§ **Given entries**

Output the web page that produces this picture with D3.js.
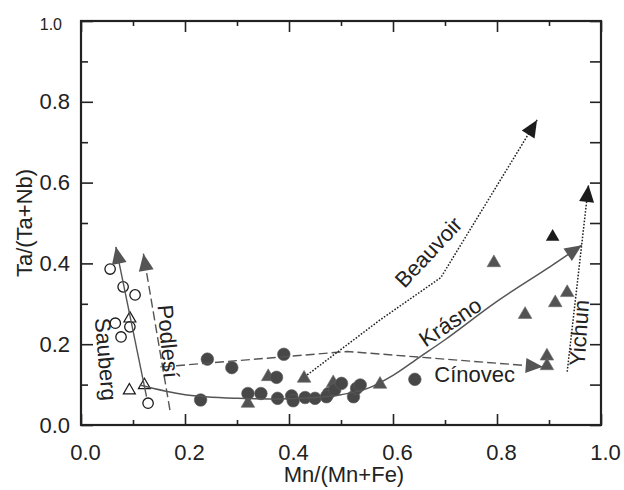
<!DOCTYPE html>
<html>
<head>
<meta charset="utf-8">
<script src="https://cdn.jsdelivr.net/npm/d3@7"></script>
<style>
  html, body { margin: 0; padding: 0; background: #fff; }
  svg { display: block; font-family: "Liberation Sans", Arial, sans-serif; }
</style>
</head>
<body>
<svg id="chart" width="624" height="490"></svg>
<script>
// ---------------- DATA ----------------
const xTickValues = [0.0, 0.2, 0.4, 0.6, 0.8, 1.0];
const yTickValues = [0.0, 0.2, 0.4, 0.6, 0.8, 1.0];
const xMinorTicks = [0.1, 0.3, 0.5, 0.7, 0.9];
const yMinorTicks = [0.1, 0.3, 0.5, 0.7, 0.9];
const xTitle = "Mn/(Mn+Fe)";
const yTitle = "Ta/(Ta+Nb)";

// Sauberg open circles [Mn/(Mn+Fe), Ta/(Ta+Nb)]
const saubergCircles = [
  [0.056, 0.386], [0.081, 0.342], [0.104, 0.322], [0.066, 0.252],
  [0.094, 0.243], [0.077, 0.218], [0.129, 0.054]
];
// Sauberg open triangles
const saubergTriangles = [
  [0.094, 0.266], [0.093, 0.088], [0.122, 0.101]
];
// Filled circles (Cínovec / Krásno)
const filledCircles = [
  [0.230, 0.062], [0.243, 0.163], [0.290, 0.142], [0.390, 0.175],
  [0.376, 0.118], [0.321, 0.078], [0.346, 0.078], [0.378, 0.066],
  [0.405, 0.072], [0.408, 0.060], [0.431, 0.068], [0.450, 0.066],
  [0.476, 0.078], [0.472, 0.070], [0.488, 0.087], [0.501, 0.103],
  [0.524, 0.070], [0.530, 0.091], [0.537, 0.099], [0.642, 0.113]
];
// Filled grey triangles
const greyTriangles = [
  [0.360, 0.122], [0.429, 0.118], [0.321, 0.056], [0.485, 0.107],
  [0.575, 0.103], [0.794, 0.404], [0.854, 0.276], [0.912, 0.305],
  [0.935, 0.330], [0.896, 0.173], [0.896, 0.149]
];
// Filled black triangles
const blackTriangles = [
  [0.907, 0.468]
];

// Trend arrows (last point = arrow tip)
const saubergTrend  = [[0.126, 0.070], [0.067, 0.441]];
const podlesiTrend  = [[0.171, 0.037], [0.120, 0.424]];
const krasnoTrend   = [[0.113, 0.099], [0.2, 0.075], [0.3, 0.066], [0.4, 0.065],
                       [0.45, 0.068], [0.5, 0.075], [0.55, 0.090], [0.6, 0.123],
                       [0.65, 0.167], [0.7, 0.211], [0.8, 0.306], [0.9, 0.390], [0.963, 0.445]];
const cinovecTrend  = [[0.158, 0.144], [0.512, 0.182], [0.888, 0.144]];
const beauvoirTrend = [[0.435, 0.124], [0.575, 0.260], [0.692, 0.365], [0.877, 0.755]];
const yichunTrend   = [[0.935, 0.132], [0.976, 0.594]];

const trendNames = ["Sauberg", "Podlesí", "Krásno", "Cínovec", "Beauvoir", "Yichun"];

// ---------------- LAYOUT ----------------
const svg = d3.select("#chart");
const L = 81, R = 601, T = 21, B = 425;
const x = d3.scaleLinear().domain([0, 1]).range([L, R]);
const y = d3.scaleLinear().domain([0, 1]).range([B, T]);
const FONT = 22;

// axes (inward ticks)
const fmt = d3.format(".1f");
const gx = svg.append("g").attr("transform", `translate(0,${B})`)
  .call(d3.axisBottom(x).tickValues(xTickValues).tickFormat(fmt).tickSizeInner(-11).tickSizeOuter(0).tickPadding(19));
gx.selectAll("text").attr("dx", 4).style("font-size", FONT + "px").attr("fill", "#222");
svg.append("g").attr("transform", `translate(0,${B})`)
  .call(d3.axisBottom(x).tickValues(xMinorTicks).tickFormat("").tickSizeInner(-5).tickSizeOuter(0));

const gy = svg.append("g").attr("transform", `translate(${L},0)`)
  .call(d3.axisLeft(y).tickValues(yTickValues).tickFormat(fmt).tickSizeInner(-12).tickSizeOuter(0).tickPadding(11));
gy.selectAll("text").style("font-size", d => (d === 1 ? 16 : FONT) + "px")
  .attr("dx", d => d === 1 ? -8 : 0).attr("dy", d => d === 1 ? "0.55em" : "0.32em").attr("fill", "#222");
svg.append("g").attr("transform", `translate(${L},0)`)
  .call(d3.axisLeft(y).tickValues(yMinorTicks).tickFormat("").tickSizeInner(-7).tickSizeOuter(0));

svg.append("g").attr("transform", `translate(0,${T})`)
  .call(d3.axisTop(x).tickValues(xTickValues).tickFormat("").tickSizeInner(-11).tickSizeOuter(0));
svg.append("g").attr("transform", `translate(0,${T})`)
  .call(d3.axisTop(x).tickValues(xMinorTicks).tickFormat("").tickSizeInner(-5).tickSizeOuter(0));
svg.append("g").attr("transform", `translate(${R},0)`)
  .call(d3.axisRight(y).tickValues(yTickValues.concat(yMinorTicks)).tickFormat("").tickSizeInner(-11).tickSizeOuter(0));

svg.selectAll(".domain").remove();
svg.selectAll(".tick line").attr("stroke", "#222").attr("stroke-width", 1.6);

// frame
svg.append("rect").attr("x", L).attr("y", T).attr("width", R - L).attr("height", B - T)
  .attr("fill", "none").attr("stroke", "#222").attr("stroke-width", 2.2);

// axis titles
svg.append("text").attr("x", (L + R) / 2 + 3).attr("y", 482).attr("text-anchor", "middle")
  .style("font-size", FONT + "px").attr("fill", "#222").text(xTitle);
svg.append("text").attr("transform", `translate(32,${(T + B) / 2}) rotate(-90)`)
  .attr("text-anchor", "middle").style("font-size", FONT + "px").attr("fill", "#222").text(yTitle);

// ---------------- MARKERS ----------------
const tri = d3.symbol().type(d3.symbolTriangle).size(80);
const triOpen = d3.symbol().type(d3.symbolTriangle).size(62);

svg.append("g").selectAll("path").data(greyTriangles).join("path")
  .attr("d", tri).attr("transform", d => `translate(${x(d[0])},${y(d[1]) + 1})`)
  .attr("fill", "#535353").attr("stroke", "#6a6a6a").attr("stroke-width", 0.6);
svg.append("g").selectAll("path").data(blackTriangles).join("path")
  .attr("d", tri).attr("transform", d => `translate(${x(d[0])},${y(d[1]) + 1})`)
  .attr("fill", "#1c1c1c");
svg.append("g").selectAll("circle").data(filledCircles).join("circle")
  .attr("cx", d => x(d[0])).attr("cy", d => y(d[1])).attr("r", 6.3)
  .attr("fill", "#474747").attr("stroke", "#5e5e5e").attr("stroke-width", 0.6);
svg.append("g").selectAll("circle").data(saubergCircles).join("circle")
  .attr("cx", d => x(d[0])).attr("cy", d => y(d[1])).attr("r", 5.2)
  .attr("fill", "none").attr("stroke", "#1a1a1a").attr("stroke-width", 1.3);
svg.append("g").selectAll("path").data(saubergTriangles).join("path")
  .attr("d", triOpen).attr("transform", d => `translate(${x(d[0])},${y(d[1]) + 1})`)
  .attr("fill", "none").attr("stroke", "#1a1a1a").attr("stroke-width", 1.2);

// ---------------- TREND ARROWS ----------------
const trends = [
  { pts: saubergTrend,  dash: null,      col: "#555", head: "#555", w: 1.4, curve: d3.curveLinear },
  { pts: podlesiTrend,  dash: "9,4",     col: "#555", head: "#555", w: 1.4, curve: d3.curveLinear },
  { pts: krasnoTrend,   dash: null,      col: "#555", head: "#555", w: 1.5, curve: d3.curveCatmullRom },
  { pts: cinovecTrend,  dash: "9,4",     col: "#555", head: "#555", w: 1.4, curve: d3.curveLinear },
  { pts: beauvoirTrend, dash: "1.6,1.6", col: "#222", head: "#1c1c1c", w: 1.5, curve: d3.curveLinear },
  { pts: yichunTrend,   dash: "1.6,1.6", col: "#222", head: "#1c1c1c", w: 1.5, curve: d3.curveLinear }
];
const line = d3.line().x(d => x(d[0])).y(d => y(d[1]));
trends.forEach(t => {
  const n = t.pts.length;
  const tip = [x(t.pts[n - 1][0]), y(t.pts[n - 1][1])];
  const prev = [x(t.pts[n - 2][0]), y(t.pts[n - 2][1])];
  let dx = tip[0] - prev[0], dy = tip[1] - prev[1];
  const len = Math.hypot(dx, dy); dx /= len; dy /= len;
  const HL = 17, HW = 7.5;
  svg.append("path").datum(t.pts).attr("d", line.curve(t.curve))
    .attr("fill", "none").attr("stroke", t.col).attr("stroke-width", t.w)
    .attr("stroke-dasharray", t.dash);
  const bx = tip[0] - dx * HL, by = tip[1] - dy * HL;
  const pts = [tip, [bx - dy * HW, by + dx * HW], [bx + dy * HW, by - dx * HW]];
  svg.append("path").attr("d", "M" + pts.map(p => p.join(",")).join("L") + "Z").attr("fill", t.head);
});

// small cross at start of the Cínovec trend
const cs = [x(cinovecTrend[0][0]), y(cinovecTrend[0][1])];
svg.append("path").attr("d", `M${cs[0] - 3},${cs[1]}H${cs[0] + 3}M${cs[0]},${cs[1] - 3}V${cs[1] + 3}`)
  .attr("stroke", "#555").attr("stroke-width", 1);

// ---------------- LABELS ----------------
const labels = [
  { name: trendNames[0], at: [0.048, 0.163], rot: 85 },
  { name: trendNames[1], at: [0.168, 0.207], rot: 85 },
  { name: trendNames[2], at: [0.710, 0.255], rot: -34 },
  { name: trendNames[3], at: [0.757, 0.126], rot: 0 },
  { name: trendNames[4], at: [0.668, 0.428], rot: -47 },
  { name: trendNames[5], at: [0.958, 0.228], rot: -86 }
];
labels.forEach(l => {
  svg.append("text")
    .attr("transform", `translate(${x(l.at[0])},${y(l.at[1])}) rotate(${l.rot})`)
    .attr("text-anchor", "middle").attr("dy", "0.35em")
    .style("font-size", FONT + "px").attr("fill", "#222").text(l.name);
});
</script>
</body>
</html>
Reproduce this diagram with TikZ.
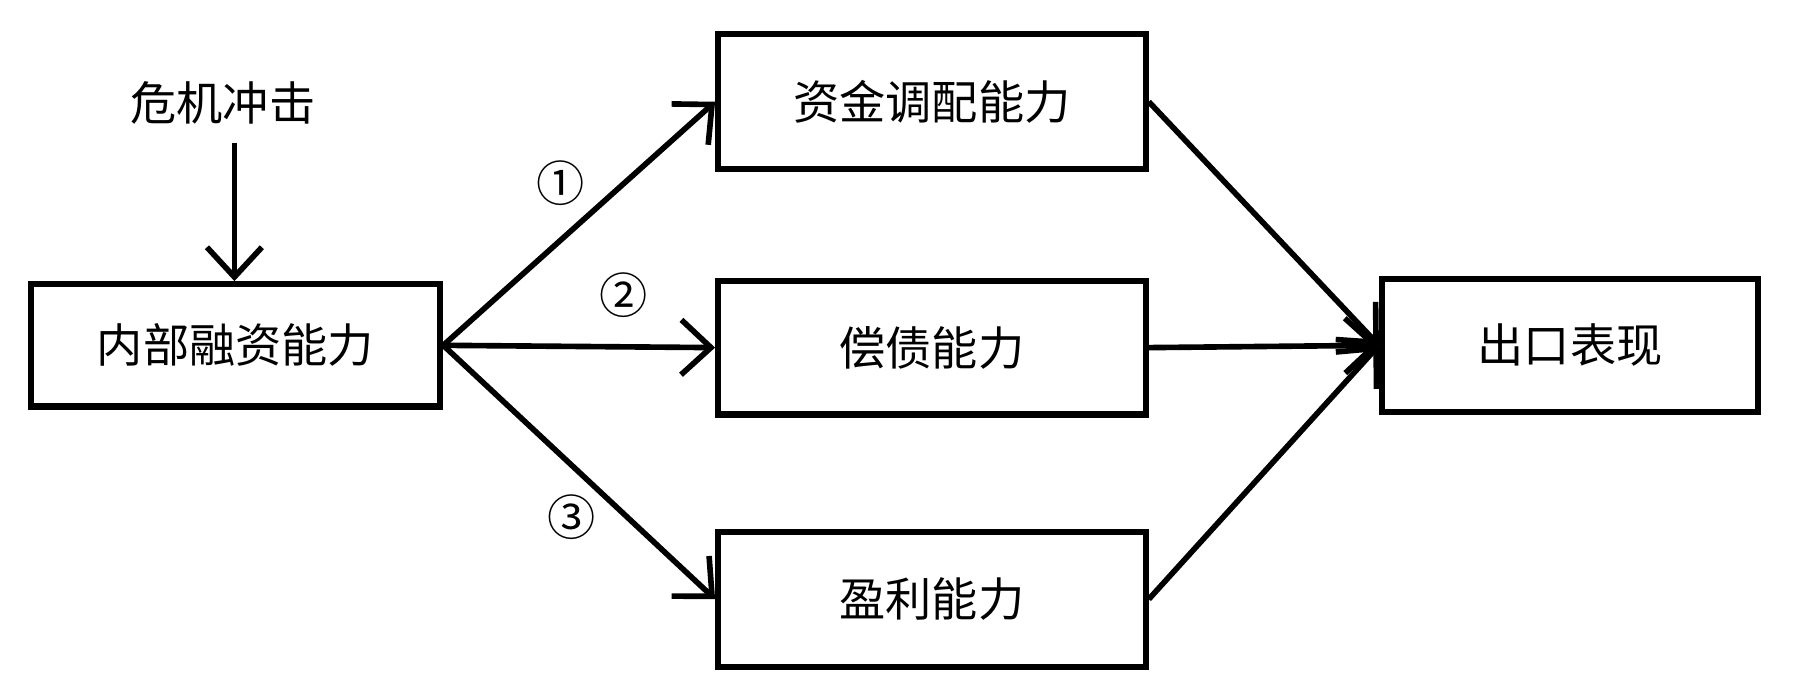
\documentclass[tikz,border=0pt]{standalone}
\usepackage{fontspec}
\setmainfont{Noto Sans CJK SC}
\usetikzlibrary{arrows.meta}
\begin{document}
\begin{tikzpicture}[box/.style={draw,line width=1.5pt,minimum height=#1,inner sep=0pt,font=\fontsize{11.5}{14}\selectfont},
  arr/.style={line width=1.4pt,-{Straight Barb[length=2.6mm,width=4.8mm,line width=1.4pt]}}]
\useasboundingbox (0,0) rectangle (15.68,6.04);
\node[box=1.07cm,minimum width=3.58cm] (nbrz) at (2.06,3.02) {内部融资能力};
\node[box=1.18cm,minimum width=3.74cm] (zjtp) at (8.15,5.15) {资金调配能力};
\node[box=1.17cm,minimum width=3.74cm] (czhl) at (8.15,3.00) {偿债能力};
\node[box=1.18cm,minimum width=3.74cm] (ylnl) at (8.15,0.80) {盈利能力};
\node[box=1.16cm,minimum width=3.29cm] (ckbx) at (13.73,3.02) {出口表现};
\node[font=\fontsize{11.5}{14}\selectfont] (wjcj) at (1.95,5.14) {危机冲击};
\coordinate (top) at (2.05,4.79);
\draw[arr] (top) -- (nbrz.north -| top);
\draw[arr] (nbrz.east) -- (zjtp.west);
\draw[arr] (nbrz.east) -- (czhl.west);
\draw[arr] (nbrz.east) -- (ylnl.west);
\draw[arr] (zjtp.east) -- (ckbx.west);
\draw[arr] (czhl.east) -- (ckbx.west);
\draw[arr] (ylnl.east) -- (ckbx.west);
\draw (4.90,4.44) node (n1) {\fontsize{12}{14}\selectfont ①};
\draw (5.45,3.46) node (n2) {\fontsize{12}{14}\selectfont ②};
\draw (5.00,1.52) node (n3) {\fontsize{12}{14}\selectfont ③};
\end{tikzpicture}
\end{document}
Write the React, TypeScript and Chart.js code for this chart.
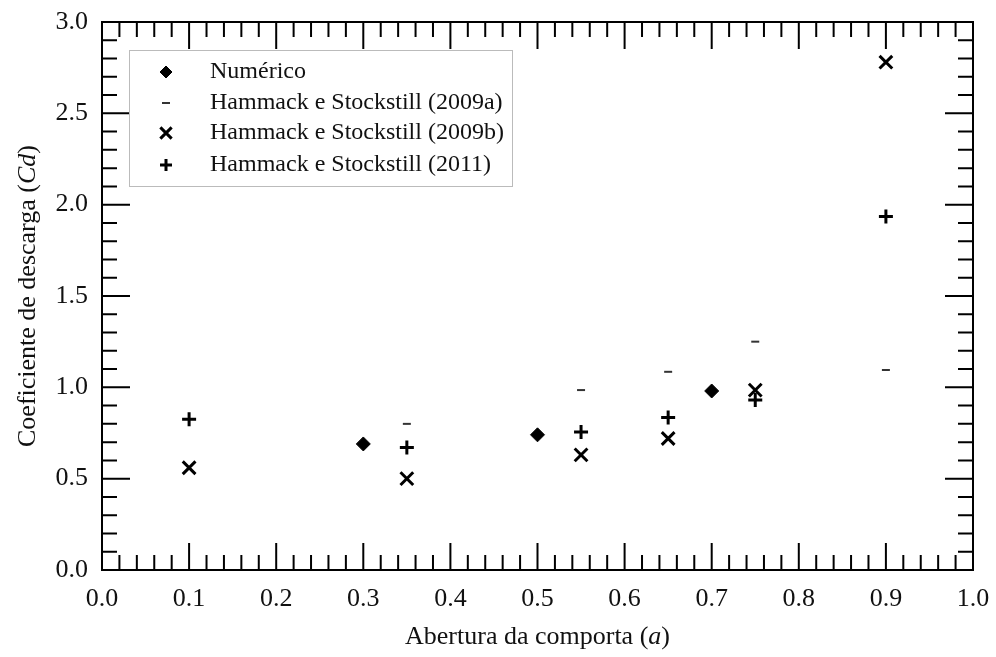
import React, { useEffect, useRef } from "react";
import { Chart, registerables } from "chart.js";

Chart.register(...registerables);

// ---- Data ----
const aNumerico = [0.3, 0.5, 0.7];
const cdNumerico = [0.69, 0.74, 0.98];

const a2009a = [0.35, 0.55, 0.65, 0.75, 0.9];
const cd2009a = [0.8, 0.985, 1.085, 1.25, 1.095];

const a2009b = [0.1, 0.35, 0.55, 0.65, 0.75, 0.9];
const cd2009b = [0.56, 0.5, 0.63, 0.72, 0.985, 2.78];

const a2011 = [0.1, 0.35, 0.55, 0.65, 0.75, 0.9];
const cd2011 = [0.825, 0.67, 0.755, 0.835, 0.93, 1.935];

const seriesLabels = [
  "Numérico",
  "Hammack e Stockstill (2009a)",
  "Hammack e Stockstill (2009b)",
  "Hammack e Stockstill (2011)",
];

const xTitleParts: [string, boolean][] = [["Abertura da comporta (", false], ["a", true], [")", false]];
const yTitleParts: [string, boolean][] = [["Coeficiente de descarga (", false], ["Cd", true], [")", false]];

const FONT = "'Liberation Serif', 'Times New Roman', serif";

const toPts = (xs: number[], ys: number[]) => xs.map((x, i) => ({ x, y: ys[i] }));

function drawParts(ctx: CanvasRenderingContext2D, parts: [string, boolean][], size: number) {
  let total = 0;
  for (const [t, it] of parts) {
    ctx.font = `${it ? "italic " : ""}${size}px ${FONT}`;
    total += ctx.measureText(t).width;
  }
  let x = -total / 2;
  for (const [t, it] of parts) {
    ctx.font = `${it ? "italic " : ""}${size}px ${FONT}`;
    ctx.fillText(t, x, 0);
    x += ctx.measureText(t).width;
  }
}

function drawPointStyle(ctx: CanvasRenderingContext2D, style: string, r: number, x: number, y: number) {
  ctx.beginPath();
  if (style === "rectRot") {
    ctx.moveTo(x - r, y);
    ctx.lineTo(x, y - r);
    ctx.lineTo(x + r, y);
    ctx.lineTo(x, y + r);
    ctx.closePath();
    ctx.fill();
    ctx.stroke();
  } else if (style === "crossRot") {
    const o = r * Math.SQRT1_2;
    ctx.moveTo(x - o, y - o);
    ctx.lineTo(x + o, y + o);
    ctx.moveTo(x - o, y + o);
    ctx.lineTo(x + o, y - o);
    ctx.stroke();
  } else if (style === "cross") {
    ctx.moveTo(x - r, y);
    ctx.lineTo(x + r, y);
    ctx.moveTo(x, y - r);
    ctx.lineTo(x, y + r);
    ctx.stroke();
  } else if (style === "line") {
    ctx.moveTo(x - r, y);
    ctx.lineTo(x + r, y);
    ctx.stroke();
  }
}

const framePlugin = {
  id: "framePlugin",
  afterDraw(chart: any) {
    const { ctx, chartArea: ca, scales } = chart;
    const xs = scales.x;
    const ys = scales.y;
    ctx.save();
    ctx.strokeStyle = "#000";
    ctx.lineWidth = 2;
    ctx.strokeRect(ca.left, ca.top, ca.right - ca.left, ca.bottom - ca.top);
    for (let i = 0; i <= 50; i++) {
      const px = xs.getPixelForValue(i * 0.02);
      const len = i % 5 === 0 ? 27 : 15;
      ctx.beginPath();
      ctx.moveTo(px, ca.bottom);
      ctx.lineTo(px, ca.bottom - len);
      ctx.moveTo(px, ca.top);
      ctx.lineTo(px, ca.top + len);
      ctx.stroke();
    }
    for (let i = 0; i <= 30; i++) {
      const py = ys.getPixelForValue(i * 0.1);
      const len = i % 5 === 0 ? 28 : 15;
      ctx.beginPath();
      ctx.moveTo(ca.left, py);
      ctx.lineTo(ca.left + len, py);
      ctx.moveTo(ca.right, py);
      ctx.lineTo(ca.right - len, py);
      ctx.stroke();
    }
    // axis titles
    ctx.fillStyle = "#111";
    ctx.textBaseline = "middle";
    ctx.textAlign = "left";
    ctx.save();
    ctx.translate((ca.left + ca.right) / 2, 637);
    drawParts(ctx, xTitleParts, 26);
    ctx.restore();
    ctx.save();
    ctx.translate(28, (ca.top + ca.bottom) / 2);
    ctx.rotate(-Math.PI / 2);
    drawParts(ctx, yTitleParts, 26);
    ctx.restore();

    // legend
    const lx = 129, ly = 50, lw = 383, lh = 136;
    ctx.fillStyle = "#fff";
    ctx.fillRect(lx, ly, lw, lh);
    ctx.strokeStyle = "#bbb";
    ctx.lineWidth = 1;
    ctx.strokeRect(lx + 0.5, ly + 0.5, lw, lh);
    const rowsY = [72, 103, 133, 165];
    chart.data.datasets.forEach((ds: any, i: number) => {
      const y = rowsY[i];
      ctx.save();
      ctx.fillStyle = ds.backgroundColor;
      ctx.strokeStyle = ds.borderColor;
      ctx.lineWidth = ds.borderWidth;
      const r = ds.pointStyle === "rectRot" ? 6 : ds.pointStyle === "crossRot" ? 8 : ds.pointStyle === "cross" ? 6 : ds.pointRadius;
      drawPointStyle(ctx, ds.pointStyle, r, 166, y);
      ctx.restore();
      ctx.fillStyle = "#111";
      ctx.font = `24px ${FONT}`;
      ctx.textAlign = "left";
      ctx.textBaseline = "middle";
      ctx.fillText(seriesLabels[i], 210, y);
    });
    ctx.restore();
  },
};

export default function App() {
  const ref = useRef<HTMLCanvasElement>(null);
  useEffect(() => {
    document.body.style.margin = "0";
    const canvas = ref.current!;
    const chart = new Chart(canvas, {
      type: "scatter",
      data: {
        datasets: [
          {
            label: seriesLabels[0],
            data: toPts(aNumerico, cdNumerico),
            pointStyle: "rectRot",
            pointRadius: 7,
            borderWidth: 1,
            backgroundColor: "#000",
            borderColor: "#000",
          },
          {
            label: seriesLabels[1],
            data: toPts(a2009a, cd2009a),
            pointStyle: "line",
            pointRadius: 4,
            borderWidth: 2,
            backgroundColor: "#333",
            borderColor: "#333",
          },
          {
            label: seriesLabels[2],
            data: toPts(a2009b, cd2009b),
            pointStyle: "crossRot",
            pointRadius: 9,
            borderWidth: 3,
            backgroundColor: "#000",
            borderColor: "#000",
          },
          {
            label: seriesLabels[3],
            data: toPts(a2011, cd2011),
            pointStyle: "cross",
            pointRadius: 7,
            borderWidth: 3,
            backgroundColor: "#000",
            borderColor: "#000",
          },
        ] as any,
      },
      options: {
        animation: false,
        responsive: false,
        maintainAspectRatio: false,
        layout: { padding: { top: 22, right: 23, left: 0, bottom: 0 } },
        plugins: { legend: { display: false }, tooltip: { enabled: false } },
        scales: {
          x: {
            type: "linear",
            min: 0,
            max: 1,
            grid: { display: false, drawTicks: false },
            border: { display: false },
            ticks: {
              stepSize: 0.1,
              padding: 14,
              color: "#111",
              font: { family: FONT, size: 26 },
              callback: (v: any) => Number(v).toFixed(1),
            },
            afterFit: (s: any) => {
              s.height = 87;
              s.paddingLeft = 0;
              s.paddingRight = 0;
            },
          },
          y: {
            type: "linear",
            min: 0,
            max: 3,
            grid: { display: false, drawTicks: false },
            border: { display: false },
            ticks: {
              stepSize: 0.5,
              padding: 14,
              color: "#111",
              font: { family: FONT, size: 26 },
              callback: (v: any) => Number(v).toFixed(1),
            },
            afterFit: (s: any) => {
              s.width = 102;
              s.paddingTop = 0;
              s.paddingBottom = 0;
            },
          },
        },
      },
      plugins: [framePlugin],
    });
    return () => chart.destroy();
  }, []);
  return (
    <div style={{ position: "absolute", left: 0, top: 0, width: 996, height: 657, background: "#fff" }}>
      <canvas ref={ref} width={996} height={657} />
    </div>
  );
}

§ **Exercise requirements**
Reproduce the lines above starting at the one with "Write the React, TypeScript" and ending at the one with "const cdNumerico = [0.69, 0.74, 0.98];", both included, exactly and with no pictures.

§ **Output**
Write the React, TypeScript and Chart.js code for this chart.
import React, { useEffect, useRef } from "react";
import { Chart, registerables } from "chart.js";

Chart.register(...registerables);

// ---- Data ----
const aNumerico = [0.3, 0.5, 0.7];
const cdNumerico = [0.69, 0.74, 0.98];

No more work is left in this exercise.